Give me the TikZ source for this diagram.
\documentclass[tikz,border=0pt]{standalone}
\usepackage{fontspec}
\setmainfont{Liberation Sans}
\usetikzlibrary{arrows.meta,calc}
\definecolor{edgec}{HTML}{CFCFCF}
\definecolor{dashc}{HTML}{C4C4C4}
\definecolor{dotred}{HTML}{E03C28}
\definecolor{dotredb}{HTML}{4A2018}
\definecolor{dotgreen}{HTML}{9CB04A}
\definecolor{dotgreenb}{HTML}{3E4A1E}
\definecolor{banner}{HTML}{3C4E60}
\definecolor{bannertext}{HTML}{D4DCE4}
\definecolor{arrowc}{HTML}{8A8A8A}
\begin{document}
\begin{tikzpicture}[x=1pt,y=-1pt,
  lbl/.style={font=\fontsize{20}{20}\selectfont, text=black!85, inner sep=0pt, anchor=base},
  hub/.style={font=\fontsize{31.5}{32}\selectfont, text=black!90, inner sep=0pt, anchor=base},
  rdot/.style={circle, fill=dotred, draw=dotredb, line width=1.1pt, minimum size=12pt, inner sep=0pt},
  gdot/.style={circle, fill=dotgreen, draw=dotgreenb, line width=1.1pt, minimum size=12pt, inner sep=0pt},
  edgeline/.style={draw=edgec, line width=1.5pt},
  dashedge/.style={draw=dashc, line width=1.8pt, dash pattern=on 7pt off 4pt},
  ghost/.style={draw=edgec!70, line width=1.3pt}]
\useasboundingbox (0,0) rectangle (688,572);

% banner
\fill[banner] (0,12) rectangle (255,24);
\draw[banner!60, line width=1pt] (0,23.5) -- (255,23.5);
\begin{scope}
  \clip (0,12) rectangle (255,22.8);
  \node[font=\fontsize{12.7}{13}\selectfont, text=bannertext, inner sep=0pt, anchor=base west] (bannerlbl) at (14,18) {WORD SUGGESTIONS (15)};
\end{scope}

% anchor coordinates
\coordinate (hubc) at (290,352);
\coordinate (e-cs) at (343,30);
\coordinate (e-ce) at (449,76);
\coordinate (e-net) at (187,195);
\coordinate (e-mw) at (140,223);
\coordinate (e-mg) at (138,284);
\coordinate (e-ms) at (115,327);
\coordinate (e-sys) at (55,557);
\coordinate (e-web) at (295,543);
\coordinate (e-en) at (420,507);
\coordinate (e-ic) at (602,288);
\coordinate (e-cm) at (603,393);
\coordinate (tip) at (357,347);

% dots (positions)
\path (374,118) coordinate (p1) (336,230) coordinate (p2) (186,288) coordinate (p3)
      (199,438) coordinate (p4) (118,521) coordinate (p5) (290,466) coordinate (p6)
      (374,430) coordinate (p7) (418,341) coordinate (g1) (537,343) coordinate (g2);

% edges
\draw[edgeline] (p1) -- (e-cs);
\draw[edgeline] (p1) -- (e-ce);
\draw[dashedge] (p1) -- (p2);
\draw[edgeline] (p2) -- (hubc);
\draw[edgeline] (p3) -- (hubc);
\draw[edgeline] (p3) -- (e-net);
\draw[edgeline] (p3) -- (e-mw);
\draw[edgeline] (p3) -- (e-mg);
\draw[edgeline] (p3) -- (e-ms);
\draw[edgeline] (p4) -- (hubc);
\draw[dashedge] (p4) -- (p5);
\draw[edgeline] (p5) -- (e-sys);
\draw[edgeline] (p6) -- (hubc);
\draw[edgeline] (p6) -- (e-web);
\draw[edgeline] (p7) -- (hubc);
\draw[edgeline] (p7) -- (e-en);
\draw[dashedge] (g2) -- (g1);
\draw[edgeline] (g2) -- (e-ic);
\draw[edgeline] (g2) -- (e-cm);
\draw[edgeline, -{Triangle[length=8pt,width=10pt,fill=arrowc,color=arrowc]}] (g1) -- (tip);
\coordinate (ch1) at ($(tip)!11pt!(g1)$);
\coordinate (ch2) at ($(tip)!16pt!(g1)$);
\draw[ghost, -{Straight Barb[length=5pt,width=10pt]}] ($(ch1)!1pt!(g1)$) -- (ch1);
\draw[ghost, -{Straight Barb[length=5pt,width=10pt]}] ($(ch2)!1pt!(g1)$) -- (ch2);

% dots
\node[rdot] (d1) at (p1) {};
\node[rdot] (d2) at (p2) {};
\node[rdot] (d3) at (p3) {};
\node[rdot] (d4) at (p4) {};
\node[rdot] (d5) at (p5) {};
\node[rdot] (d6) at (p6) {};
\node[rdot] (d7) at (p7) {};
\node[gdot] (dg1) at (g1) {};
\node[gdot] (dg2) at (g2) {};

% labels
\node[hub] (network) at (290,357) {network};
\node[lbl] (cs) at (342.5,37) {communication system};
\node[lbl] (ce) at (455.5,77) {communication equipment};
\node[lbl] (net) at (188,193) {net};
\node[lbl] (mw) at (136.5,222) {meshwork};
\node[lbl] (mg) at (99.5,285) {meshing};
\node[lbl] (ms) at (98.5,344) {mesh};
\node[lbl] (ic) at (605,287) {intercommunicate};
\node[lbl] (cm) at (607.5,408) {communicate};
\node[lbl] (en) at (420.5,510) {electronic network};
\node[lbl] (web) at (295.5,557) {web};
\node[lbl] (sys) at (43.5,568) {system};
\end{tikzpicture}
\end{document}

※ ※ ※

**Exercise task:**
Print exactly, and only, the lines beginning at the top of the listing and ending at the line with "(0,0) rectangle (688,572);".

**Solution for this exercise:**
Give me the TikZ source for this diagram.
\documentclass[tikz,border=0pt]{standalone}
\usepackage{fontspec}
\setmainfont{Liberation Sans}
\usetikzlibrary{arrows.meta,calc}
\definecolor{edgec}{HTML}{CFCFCF}
\definecolor{dashc}{HTML}{C4C4C4}
\definecolor{dotred}{HTML}{E03C28}
\definecolor{dotredb}{HTML}{4A2018}
\definecolor{dotgreen}{HTML}{9CB04A}
\definecolor{dotgreenb}{HTML}{3E4A1E}
\definecolor{banner}{HTML}{3C4E60}
\definecolor{bannertext}{HTML}{D4DCE4}
\definecolor{arrowc}{HTML}{8A8A8A}
\begin{document}
\begin{tikzpicture}[x=1pt,y=-1pt,
  lbl/.style={font=\fontsize{20}{20}\selectfont, text=black!85, inner sep=0pt, anchor=base},
  hub/.style={font=\fontsize{31.5}{32}\selectfont, text=black!90, inner sep=0pt, anchor=base},
  rdot/.style={circle, fill=dotred, draw=dotredb, line width=1.1pt, minimum size=12pt, inner sep=0pt},
  gdot/.style={circle, fill=dotgreen, draw=dotgreenb, line width=1.1pt, minimum size=12pt, inner sep=0pt},
  edgeline/.style={draw=edgec, line width=1.5pt},
  dashedge/.style={draw=dashc, line width=1.8pt, dash pattern=on 7pt off 4pt},
  ghost/.style={draw=edgec!70, line width=1.3pt}]
\useasboundingbox (0,0) rectangle (688,572);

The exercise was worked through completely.